# TASK OBJECTIVE
From the first line of the listing below to the line with "import pandas as pd", print each line exactly, and nothing more. Leave out the pictures.

# MATERIAL
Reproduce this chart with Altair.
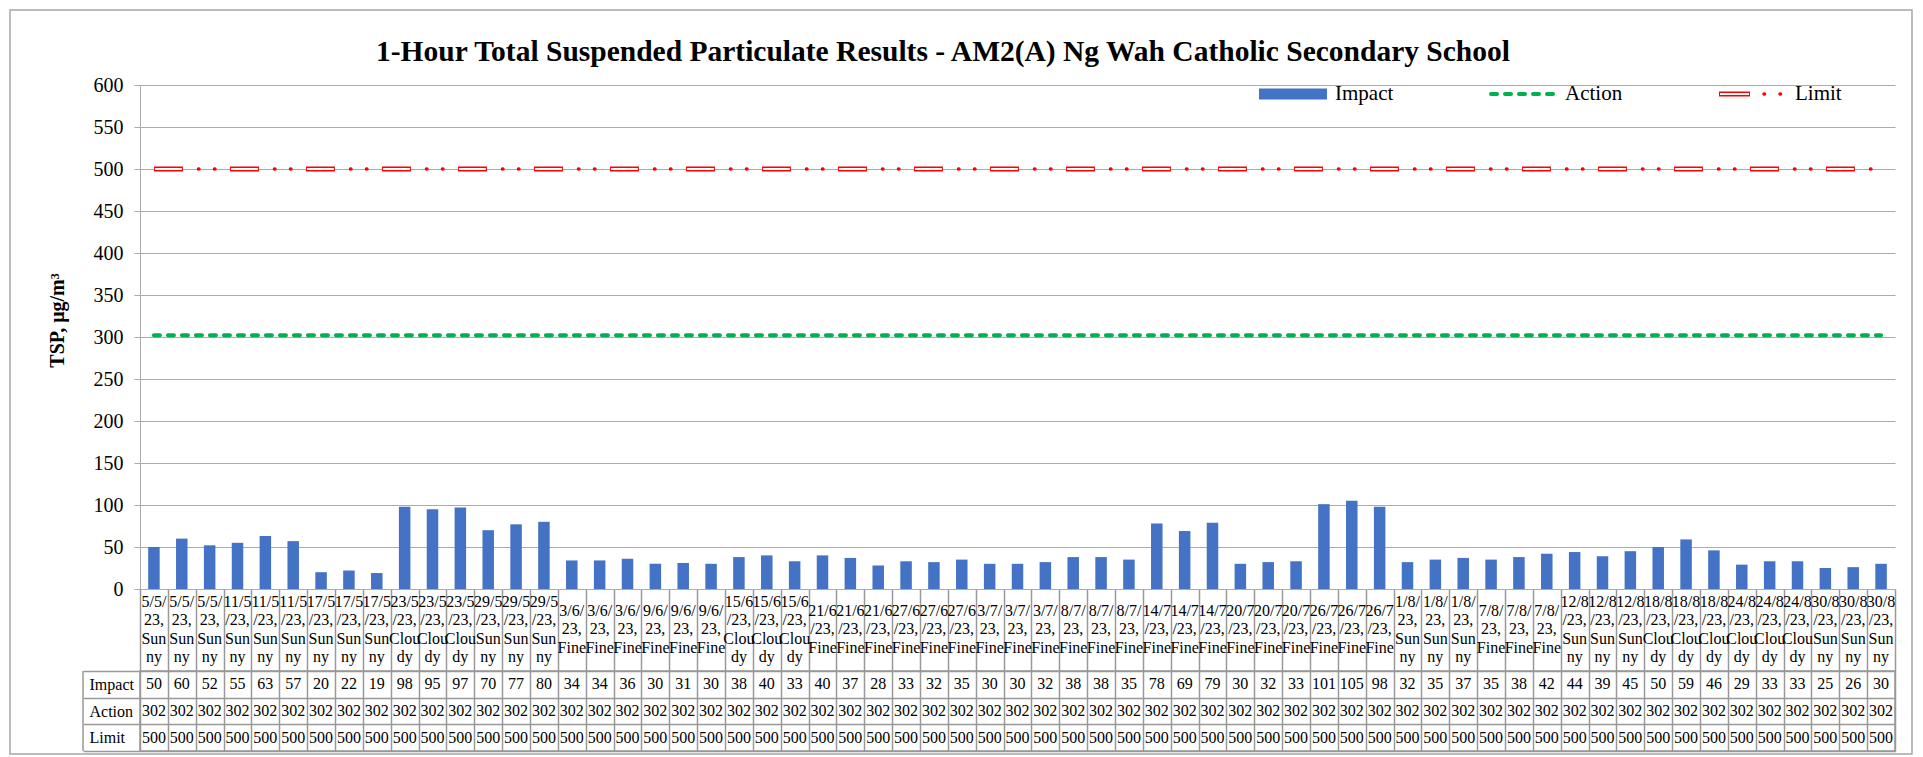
import json
import altair as alt
import pandas as pd

# ---------------- data ----------------
sample_days = ["5/5/23", "11/5/23", "17/5/23", "23/5/23", "29/5/23", "3/6/23", "9/6/23",
               "15/6/23", "21/6/23", "27/6/23", "3/7/23", "8/7/23", "14/7/23", "20/7/23",
               "26/7/23", "1/8/23", "7/8/23", "12/8/23", "18/8/23", "24/8/23", "30/8/23"]
day_weather = ["Sunny", "Sunny", "Sunny", "Cloudy", "Sunny", "Fine", "Fine",
               "Cloudy", "Fine", "Fine", "Fine", "Fine", "Fine", "Fine",
               "Fine", "Sunny", "Fine", "Sunny", "Cloudy", "Cloudy", "Sunny"]
samples_per_day = 3

impact = [50, 60, 52, 55, 63, 57, 20, 22, 19, 98, 95, 97, 70, 77, 80, 34, 34, 36, 30, 31, 30,
          38, 40, 33, 40, 37, 28, 33, 32, 35, 30, 30, 32, 38, 38, 35, 78, 69, 79, 30, 32, 33,
          101, 105, 98, 32, 35, 37, 35, 38, 42, 44, 39, 45, 50, 59, 46, 29, 33, 33, 25, 26, 30]
action_level = 302
limit_level = 500

row_names = ["Impact", "Action", "Limit"]
y_ticks = [0, 50, 100, 150, 200, 250, 300, 350, 400, 450, 500, 550, 600]

TITLE = "1-Hour Total Suspended Particulate Results - AM2(A) Ng Wah Catholic Secondary School"
Y_TITLE = "TSP, μg/m³"

# word breaking as it appears in the narrow category cells
weather_wrap = {"Sunny": ["Sun", "ny"], "Cloudy": ["Clou", "dy"], "Fine": ["Fine"]}

dates = [d for d in sample_days for _ in range(samples_per_day)]
weathers = [w for w in day_weather for _ in range(samples_per_day)]
n = len(impact)
idx = list(range(n))
action = [action_level] * n
limit = [limit_level] * n


def wrap(date, weather):
    d = date + ","
    return [d[:4], d[4:]] + weather_wrap[weather]


wrapped = [wrap(d, w) for d, w in zip(dates, weathers)]

df = pd.DataFrame({
    "idx": idx, "impact": impact, "action": action, "limit": limit,
    "lab": ["\n".join(l) for l in wrapped], "nl": [len(l) for l in wrapped],
})

tbl = pd.DataFrame({
    "idx": idx * 3,
    "row": [row_names[0]] * n + [row_names[1]] * n + [row_names[2]] * n,
    "val": impact + action + limit,
})

# ---------------- style ----------------
SERIF = "Liberation Serif"
GRID = "#ABABAB"
TGRID = "#999999"
BLUE = "#4472C4"
GREEN = "#00B050"
RED = "#FF0000"
W = 1755
H = 504
TH = 80
GAP = 82

xscale = alt.Scale(paddingInner=0, paddingOuter=0)
yscale = alt.Scale(domain=[0, 600])

xaxis = alt.Axis(title=None, labels=False, tickBand="extent", tickSize=GAP, tickColor=TGRID,
                 tickWidth=1.5, domainColor=GRID, grid=False)

yaxis = alt.Axis(values=y_ticks, grid=True, gridColor=GRID, domainColor=GRID, tickColor=GRID,
                 tickSize=6, labelFont=SERIF, labelFontSize=20, labelPadding=11, labelColor="black",
                 title=Y_TITLE, titleFont=SERIF, titleFontSize=20, titleFontWeight="bold",
                 titleX=-83, titleY=235, titleAngle=270, titleAlign="center",
                 titleBaseline="middle", titleColor="black")


def ycol(field):
    return alt.Y(field + ":Q", scale=yscale, axis=yaxis, title=Y_TITLE)


base = alt.Chart(df).encode(x=alt.X("idx:O", scale=xscale, axis=xaxis, title=None))

bars = base.mark_bar(size=11.5, color=BLUE).encode(y=ycol("impact"))
action_line = base.mark_line(color=GREEN, strokeWidth=4, strokeDash=[6, 8],
                             strokeCap="round").encode(y=ycol("action"))
limit_outer = base.mark_line(color=RED, strokeWidth=5, strokeDash=[29, 47]).encode(y=ycol("limit"))
limit_inner = base.mark_line(color="white", strokeWidth=2, strokeDash=[27, 49],
                             strokeDashOffset=75).encode(y=ycol("limit"))
limit_dots = base.mark_line(color=RED, strokeWidth=3.5, strokeDash=[0.5, 15.5, 0.5, 59.5],
                            strokeDashOffset=31.5, strokeCap="round").encode(y=ycol("limit"))

# category labels (wrapped like the narrow cells of the original), centred in the cell row
cat4 = base.transform_filter(alt.datum.nl == 4).mark_text(
    lineBreak="\n", font=SERIF, fontSize=16, lineHeight=18.3, baseline="alphabetic",
    align="center", color="black").encode(y=alt.value(H + 18), text="lab:N")
cat3 = base.transform_filter(alt.datum.nl == 3).mark_text(
    lineBreak="\n", font=SERIF, fontSize=16, lineHeight=18.3, baseline="alphabetic",
    align="center", color="black").encode(y=alt.value(H + 27), text="lab:N")

# ---------------- legend (drawn inside plot, like the original) ----------------
leg = pd.DataFrame({"label": row_names})


def leg_item(name):
    return alt.Chart(leg).transform_filter(alt.datum.label == name)


LY = 9
leg_impact_sw = leg_item("Impact").mark_rect(color=BLUE).encode(
    x=alt.value(1119), x2=alt.value(1187), y=alt.value(LY - 5.5), y2=alt.value(LY + 5.5))
leg_action_sw = leg_item("Action").mark_rule(color=GREEN, strokeWidth=4, strokeDash=[6, 8],
                                             strokeCap="round").encode(
    x=alt.value(1351), x2=alt.value(1419), y=alt.value(LY))
leg_limit_o = leg_item("Limit").mark_rule(color=RED, strokeWidth=5).encode(
    x=alt.value(1579), x2=alt.value(1610), y=alt.value(LY))
leg_limit_i = leg_item("Limit").mark_rule(color="white", strokeWidth=2).encode(
    x=alt.value(1580), x2=alt.value(1609), y=alt.value(LY))
leg_limit_d = leg_item("Limit").mark_rule(color=RED, strokeWidth=3.5, strokeDash=[0.5, 15.5],
                                          strokeCap="round").encode(
    x=alt.value(1624), x2=alt.value(1642), y=alt.value(LY))


def leg_text(name, px):
    return leg_item(name).mark_text(font=SERIF, fontSize=21, align="left", baseline="middle",
                                    color="black").encode(
        x=alt.value(px), y=alt.value(LY), text="label:N")


# ---------------- chart title ----------------
ttl = pd.DataFrame({"t": [TITLE]})
title_mark = alt.Chart(ttl).mark_text(font=SERIF, fontSize=29.5, fontWeight="bold", align="center",
                                      baseline="alphabetic", color="black").encode(
    x=alt.value(803), y=alt.value(-24), text="t:N")

top = alt.layer(
    bars, action_line, limit_outer, limit_inner, limit_dots, cat4, cat3,
    leg_impact_sw, leg_action_sw, leg_limit_o, leg_limit_i, leg_limit_d,
    leg_text("Impact", 1195), leg_text("Action", 1425), leg_text("Limit", 1655),
    title_mark,
).properties(
    width=W, height=H,
    view=alt.ViewBackground(stroke="transparent"),
)

# ---------------- data table ----------------
table_text = alt.Chart(tbl).mark_text(font=SERIF, fontSize=16, baseline="middle",
                                      color="black").encode(
    x=alt.X("idx:O", scale=xscale,
            axis=alt.Axis(grid=True, gridColor=TGRID, gridWidth=1.5, tickBand="extent",
                          labels=False, ticks=False, domain=False, title=None)),
    y=alt.Y("row:N", sort=row_names, scale=alt.Scale(paddingInner=0, paddingOuter=0),
            axis=alt.Axis(grid=True, gridColor=TGRID, gridWidth=1.5, tickBand="extent",
                          tickSize=57, tickColor=TGRID, tickWidth=1.5, labelAlign="left",
                          labelPadding=-6, labelFont=SERIF, labelFontSize=16, labelColor="black",
                          labelBaseline="middle", domain=False, title=None)),
    text="val:Q",
)

frame = pd.DataFrame({"k": [0]})
hdr_rule = alt.Chart(frame).mark_rule(color=TGRID, strokeWidth=1.5).encode(
    x=alt.value(-57), y=alt.value(0), y2=alt.value(TH))
outer_border = alt.Chart(frame).mark_rect(fillOpacity=0, stroke="#A6A6A6", strokeWidth=1.5).encode(
    x=alt.value(-130), x2=alt.value(1772), y=alt.value(-(H + GAP + 75)), y2=alt.value(TH + 3))

table = alt.layer(table_text, hdr_rule, outer_border).properties(
    width=W, height=TH,
    view=alt.ViewBackground(stroke=TGRID, strokeWidth=1.5),
)

chart = alt.vconcat(top, table, spacing=GAP, bounds="flush").properties(
    padding=0, background="white"
).configure(font=SERIF)

chart.save("out.html", embed_options={"renderer": "svg", "actions": False})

# REPLY TO THE TASK
Reproduce this chart with Altair.
import json
import altair as alt
import pandas as pd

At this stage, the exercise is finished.